# TASK TO CARRY OUT
Return each line of the records with nothing changed, pictures excepted.

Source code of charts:
::::

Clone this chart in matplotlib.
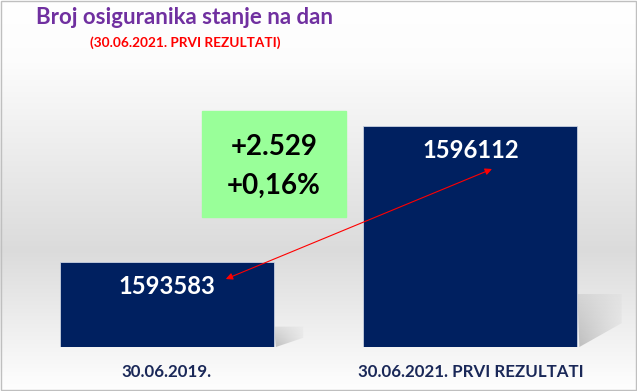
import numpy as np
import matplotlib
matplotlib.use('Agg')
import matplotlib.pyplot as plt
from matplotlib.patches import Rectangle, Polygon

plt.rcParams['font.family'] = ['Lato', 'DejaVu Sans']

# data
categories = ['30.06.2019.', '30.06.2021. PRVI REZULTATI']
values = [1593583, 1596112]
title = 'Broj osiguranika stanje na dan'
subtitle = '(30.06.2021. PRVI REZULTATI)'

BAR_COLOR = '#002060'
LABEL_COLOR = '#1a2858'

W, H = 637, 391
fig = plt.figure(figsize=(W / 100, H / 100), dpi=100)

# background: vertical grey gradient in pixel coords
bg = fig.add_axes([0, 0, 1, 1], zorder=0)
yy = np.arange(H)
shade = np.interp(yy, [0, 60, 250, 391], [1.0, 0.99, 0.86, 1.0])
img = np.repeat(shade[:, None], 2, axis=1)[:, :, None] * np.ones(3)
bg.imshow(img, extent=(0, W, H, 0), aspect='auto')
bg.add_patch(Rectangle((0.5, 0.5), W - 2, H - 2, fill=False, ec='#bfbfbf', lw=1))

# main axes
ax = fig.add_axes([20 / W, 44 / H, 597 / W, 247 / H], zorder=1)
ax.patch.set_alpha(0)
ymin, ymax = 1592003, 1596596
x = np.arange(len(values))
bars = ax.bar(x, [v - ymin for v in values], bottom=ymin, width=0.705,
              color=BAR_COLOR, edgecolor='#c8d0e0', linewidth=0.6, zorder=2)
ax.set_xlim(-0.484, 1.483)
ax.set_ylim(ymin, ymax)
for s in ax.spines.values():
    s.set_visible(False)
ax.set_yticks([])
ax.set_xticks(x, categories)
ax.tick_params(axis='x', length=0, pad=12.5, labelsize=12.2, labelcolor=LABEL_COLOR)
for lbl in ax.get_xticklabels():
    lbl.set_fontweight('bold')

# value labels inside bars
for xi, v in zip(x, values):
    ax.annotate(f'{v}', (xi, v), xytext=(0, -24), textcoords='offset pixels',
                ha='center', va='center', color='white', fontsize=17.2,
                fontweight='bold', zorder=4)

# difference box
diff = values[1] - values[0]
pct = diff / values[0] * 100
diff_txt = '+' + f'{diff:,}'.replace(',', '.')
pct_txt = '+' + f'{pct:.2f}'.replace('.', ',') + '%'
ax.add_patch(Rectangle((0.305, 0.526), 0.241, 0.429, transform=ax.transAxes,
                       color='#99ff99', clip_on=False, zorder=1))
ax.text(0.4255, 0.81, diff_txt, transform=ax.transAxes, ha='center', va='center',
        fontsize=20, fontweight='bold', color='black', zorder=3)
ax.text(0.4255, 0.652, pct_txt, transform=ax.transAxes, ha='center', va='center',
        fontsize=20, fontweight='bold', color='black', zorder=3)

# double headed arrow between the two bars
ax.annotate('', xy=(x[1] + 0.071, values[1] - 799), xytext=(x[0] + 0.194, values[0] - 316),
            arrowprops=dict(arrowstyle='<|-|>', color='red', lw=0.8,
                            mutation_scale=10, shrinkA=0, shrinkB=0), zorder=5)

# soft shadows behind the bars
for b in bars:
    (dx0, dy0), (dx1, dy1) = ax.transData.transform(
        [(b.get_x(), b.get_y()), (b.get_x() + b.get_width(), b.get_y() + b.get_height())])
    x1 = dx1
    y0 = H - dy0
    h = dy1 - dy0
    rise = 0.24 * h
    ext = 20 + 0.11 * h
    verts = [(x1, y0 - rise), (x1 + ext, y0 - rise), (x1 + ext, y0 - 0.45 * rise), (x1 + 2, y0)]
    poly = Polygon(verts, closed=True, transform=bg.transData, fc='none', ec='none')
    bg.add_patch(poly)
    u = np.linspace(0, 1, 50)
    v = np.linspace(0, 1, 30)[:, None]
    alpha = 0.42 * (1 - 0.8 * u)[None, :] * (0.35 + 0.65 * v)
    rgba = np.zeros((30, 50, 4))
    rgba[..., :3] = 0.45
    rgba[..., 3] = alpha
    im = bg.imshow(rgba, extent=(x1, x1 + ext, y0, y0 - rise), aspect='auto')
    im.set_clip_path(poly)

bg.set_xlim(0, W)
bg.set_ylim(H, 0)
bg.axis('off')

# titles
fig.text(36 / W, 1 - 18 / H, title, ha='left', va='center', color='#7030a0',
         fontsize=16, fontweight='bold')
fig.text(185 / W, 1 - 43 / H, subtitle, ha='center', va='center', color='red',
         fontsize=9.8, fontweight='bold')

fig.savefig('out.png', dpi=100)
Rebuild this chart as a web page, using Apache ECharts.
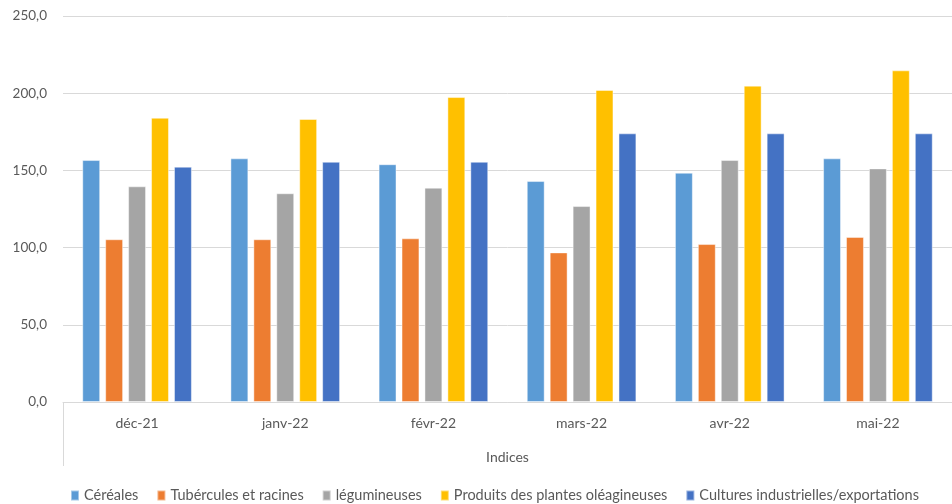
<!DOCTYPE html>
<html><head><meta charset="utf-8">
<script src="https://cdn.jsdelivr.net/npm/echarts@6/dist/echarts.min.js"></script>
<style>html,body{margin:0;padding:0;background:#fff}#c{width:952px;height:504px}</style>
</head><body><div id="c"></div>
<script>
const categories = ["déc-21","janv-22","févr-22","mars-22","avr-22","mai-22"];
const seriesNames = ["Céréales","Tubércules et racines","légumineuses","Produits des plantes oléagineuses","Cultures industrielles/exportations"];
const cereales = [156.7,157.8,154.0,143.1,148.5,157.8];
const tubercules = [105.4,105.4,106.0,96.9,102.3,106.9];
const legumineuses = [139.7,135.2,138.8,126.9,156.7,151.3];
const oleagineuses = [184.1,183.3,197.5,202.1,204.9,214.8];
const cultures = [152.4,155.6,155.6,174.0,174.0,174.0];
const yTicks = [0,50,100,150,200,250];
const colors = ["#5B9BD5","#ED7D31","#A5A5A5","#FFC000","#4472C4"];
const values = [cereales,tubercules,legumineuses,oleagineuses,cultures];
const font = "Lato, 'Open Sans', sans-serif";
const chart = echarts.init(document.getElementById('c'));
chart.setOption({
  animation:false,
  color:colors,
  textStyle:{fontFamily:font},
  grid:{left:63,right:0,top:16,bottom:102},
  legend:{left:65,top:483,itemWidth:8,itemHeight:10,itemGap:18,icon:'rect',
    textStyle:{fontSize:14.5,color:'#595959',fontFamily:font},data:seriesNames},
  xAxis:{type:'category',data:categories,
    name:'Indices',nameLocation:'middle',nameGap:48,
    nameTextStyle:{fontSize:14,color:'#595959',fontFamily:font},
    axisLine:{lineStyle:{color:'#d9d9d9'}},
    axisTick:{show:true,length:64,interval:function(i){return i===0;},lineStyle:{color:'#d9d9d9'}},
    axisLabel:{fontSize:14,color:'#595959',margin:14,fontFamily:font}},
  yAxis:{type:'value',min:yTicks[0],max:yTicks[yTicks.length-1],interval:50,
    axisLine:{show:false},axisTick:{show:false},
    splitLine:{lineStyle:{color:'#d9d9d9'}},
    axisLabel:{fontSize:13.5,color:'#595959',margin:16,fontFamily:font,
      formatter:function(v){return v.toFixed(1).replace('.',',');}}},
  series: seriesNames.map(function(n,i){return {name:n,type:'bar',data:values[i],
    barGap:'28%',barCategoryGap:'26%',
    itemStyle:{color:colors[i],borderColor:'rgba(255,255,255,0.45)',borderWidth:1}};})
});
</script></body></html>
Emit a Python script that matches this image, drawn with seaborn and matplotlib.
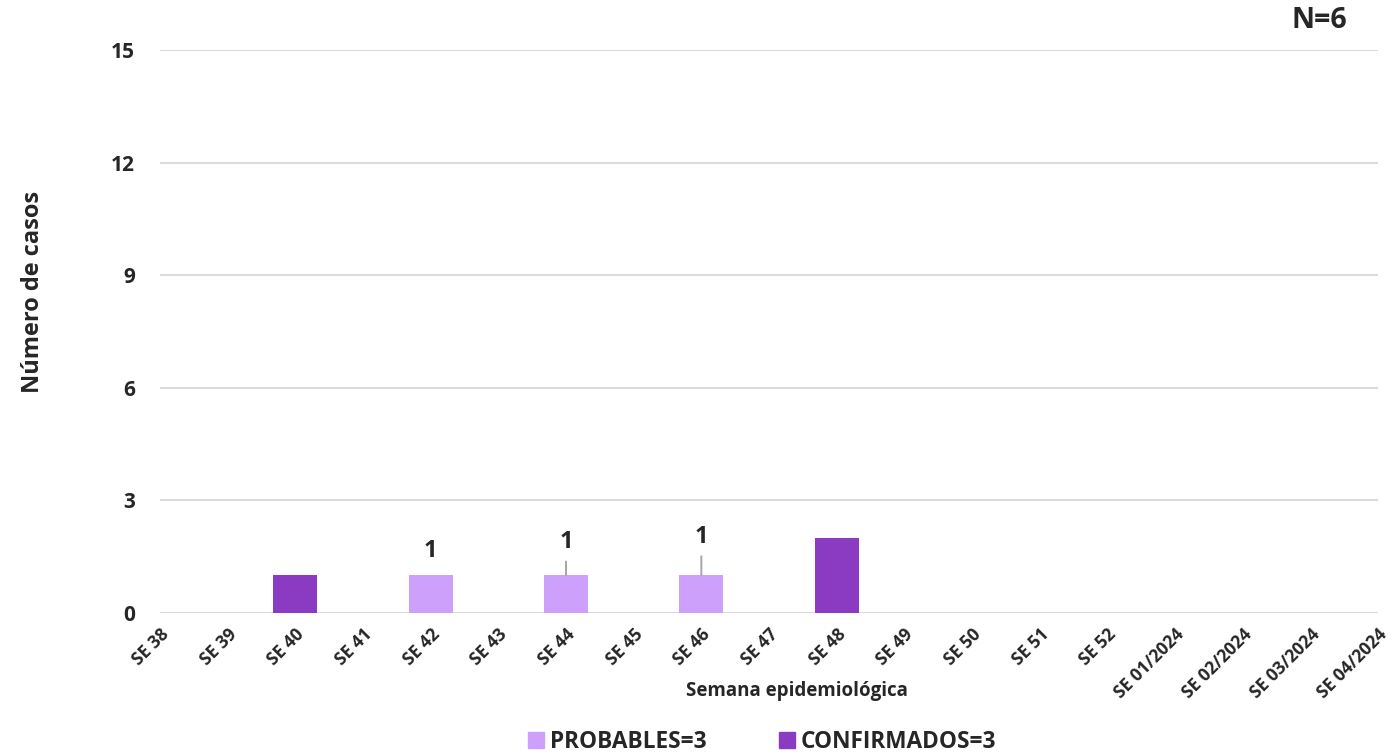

::::

# CORRECT ANSWER
Clone this chart in matplotlib.
import numpy as np
import matplotlib
matplotlib.use('Agg')
import matplotlib.pyplot as plt
from matplotlib.patches import Rectangle, Polygon

plt.rcParams['font.family'] = ['Lato', 'DejaVu Sans']

# data
categories = ['30.06.2019.', '30.06.2021. PRVI REZULTATI']
values = [1593583, 1596112]
title = 'Broj osiguranika stanje na dan'
subtitle = '(30.06.2021. PRVI REZULTATI)'

BAR_COLOR = '#002060'
LABEL_COLOR = '#1a2858'

W, H = 637, 391
fig = plt.figure(figsize=(W / 100, H / 100), dpi=100)

# background: vertical grey gradient in pixel coords
bg = fig.add_axes([0, 0, 1, 1], zorder=0)
yy = np.arange(H)
shade = np.interp(yy, [0, 60, 250, 391], [1.0, 0.99, 0.86, 1.0])
img = np.repeat(shade[:, None], 2, axis=1)[:, :, None] * np.ones(3)
bg.imshow(img, extent=(0, W, H, 0), aspect='auto')
bg.add_patch(Rectangle((0.5, 0.5), W - 2, H - 2, fill=False, ec='#bfbfbf', lw=1))

# main axes
ax = fig.add_axes([20 / W, 44 / H, 597 / W, 247 / H], zorder=1)
ax.patch.set_alpha(0)
ymin, ymax = 1592003, 1596596
x = np.arange(len(values))
bars = ax.bar(x, [v - ymin for v in values], bottom=ymin, width=0.705,
              color=BAR_COLOR, edgecolor='#c8d0e0', linewidth=0.6, zorder=2)
ax.set_xlim(-0.484, 1.483)
ax.set_ylim(ymin, ymax)
for s in ax.spines.values():
    s.set_visible(False)
ax.set_yticks([])
ax.set_xticks(x, categories)
ax.tick_params(axis='x', length=0, pad=12.5, labelsize=12.2, labelcolor=LABEL_COLOR)
for lbl in ax.get_xticklabels():
    lbl.set_fontweight('bold')

# value labels inside bars
for xi, v in zip(x, values):
    ax.annotate(f'{v}', (xi, v), xytext=(0, -24), textcoords='offset pixels',
                ha='center', va='center', color='white', fontsize=17.2,
                fontweight='bold', zorder=4)

# difference box
diff = values[1] - values[0]
pct = diff / values[0] * 100
diff_txt = '+' + f'{diff:,}'.replace(',', '.')
pct_txt = '+' + f'{pct:.2f}'.replace('.', ',') + '%'
ax.add_patch(Rectangle((0.305, 0.526), 0.241, 0.429, transform=ax.transAxes,
                       color='#99ff99', clip_on=False, zorder=1))
ax.text(0.4255, 0.81, diff_txt, transform=ax.transAxes, ha='center', va='center',
        fontsize=20, fontweight='bold', color='black', zorder=3)
ax.text(0.4255, 0.652, pct_txt, transform=ax.transAxes, ha='center', va='center',
        fontsize=20, fontweight='bold', color='black', zorder=3)

# double headed arrow between the two bars
ax.annotate('', xy=(x[1] + 0.071, values[1] - 799), xytext=(x[0] + 0.194, values[0] - 316),
            arrowprops=dict(arrowstyle='<|-|>', color='red', lw=0.8,
                            mutation_scale=10, shrinkA=0, shrinkB=0), zorder=5)

# soft shadows behind the bars
for b in bars:
    (dx0, dy0), (dx1, dy1) = ax.transData.transform(
        [(b.get_x(), b.get_y()), (b.get_x() + b.get_width(), b.get_y() + b.get_height())])
    x1 = dx1
    y0 = H - dy0
    h = dy1 - dy0
    rise = 0.24 * h
    ext = 20 + 0.11 * h
    verts = [(x1, y0 - rise), (x1 + ext, y0 - rise), (x1 + ext, y0 - 0.45 * rise), (x1 + 2, y0)]
    poly = Polygon(verts, closed=True, transform=bg.transData, fc='none', ec='none')
    bg.add_patch(poly)
    u = np.linspace(0, 1, 50)
    v = np.linspace(0, 1, 30)[:, None]
    alpha = 0.42 * (1 - 0.8 * u)[None, :] * (0.35 + 0.65 * v)
    rgba = np.zeros((30, 50, 4))
    rgba[..., :3] = 0.45
    rgba[..., 3] = alpha
    im = bg.imshow(rgba, extent=(x1, x1 + ext, y0, y0 - rise), aspect='auto')
    im.set_clip_path(poly)

bg.set_xlim(0, W)
bg.set_ylim(H, 0)
bg.axis('off')

# titles
fig.text(36 / W, 1 - 18 / H, title, ha='left', va='center', color='#7030a0',
         fontsize=16, fontweight='bold')
fig.text(185 / W, 1 - 43 / H, subtitle, ha='center', va='center', color='red',
         fontsize=9.8, fontweight='bold')

fig.savefig('out.png', dpi=100)
Rebuild this chart as a web page, using Apache ECharts.
<!DOCTYPE html>
<html><head><meta charset="utf-8">
<script src="https://cdn.jsdelivr.net/npm/echarts@6/dist/echarts.min.js"></script>
<style>html,body{margin:0;padding:0;background:#fff}#c{width:952px;height:504px}</style>
</head><body><div id="c"></div>
<script>
const categories = ["déc-21","janv-22","févr-22","mars-22","avr-22","mai-22"];
const seriesNames = ["Céréales","Tubércules et racines","légumineuses","Produits des plantes oléagineuses","Cultures industrielles/exportations"];
const cereales = [156.7,157.8,154.0,143.1,148.5,157.8];
const tubercules = [105.4,105.4,106.0,96.9,102.3,106.9];
const legumineuses = [139.7,135.2,138.8,126.9,156.7,151.3];
const oleagineuses = [184.1,183.3,197.5,202.1,204.9,214.8];
const cultures = [152.4,155.6,155.6,174.0,174.0,174.0];
const yTicks = [0,50,100,150,200,250];
const colors = ["#5B9BD5","#ED7D31","#A5A5A5","#FFC000","#4472C4"];
const values = [cereales,tubercules,legumineuses,oleagineuses,cultures];
const font = "Lato, 'Open Sans', sans-serif";
const chart = echarts.init(document.getElementById('c'));
chart.setOption({
  animation:false,
  color:colors,
  textStyle:{fontFamily:font},
  grid:{left:63,right:0,top:16,bottom:102},
  legend:{left:65,top:483,itemWidth:8,itemHeight:10,itemGap:18,icon:'rect',
    textStyle:{fontSize:14.5,color:'#595959',fontFamily:font},data:seriesNames},
  xAxis:{type:'category',data:categories,
    name:'Indices',nameLocation:'middle',nameGap:48,
    nameTextStyle:{fontSize:14,color:'#595959',fontFamily:font},
    axisLine:{lineStyle:{color:'#d9d9d9'}},
    axisTick:{show:true,length:64,interval:function(i){return i===0;},lineStyle:{color:'#d9d9d9'}},
    axisLabel:{fontSize:14,color:'#595959',margin:14,fontFamily:font}},
  yAxis:{type:'value',min:yTicks[0],max:yTicks[yTicks.length-1],interval:50,
    axisLine:{show:false},axisTick:{show:false},
    splitLine:{lineStyle:{color:'#d9d9d9'}},
    axisLabel:{fontSize:13.5,color:'#595959',margin:16,fontFamily:font,
      formatter:function(v){return v.toFixed(1).replace('.',',');}}},
  series: seriesNames.map(function(n,i){return {name:n,type:'bar',data:values[i],
    barGap:'28%',barCategoryGap:'26%',
    itemStyle:{color:colors[i],borderColor:'rgba(255,255,255,0.45)',borderWidth:1}};})
});
</script></body></html>
Emit a Python script that matches this image, drawn with seaborn and matplotlib.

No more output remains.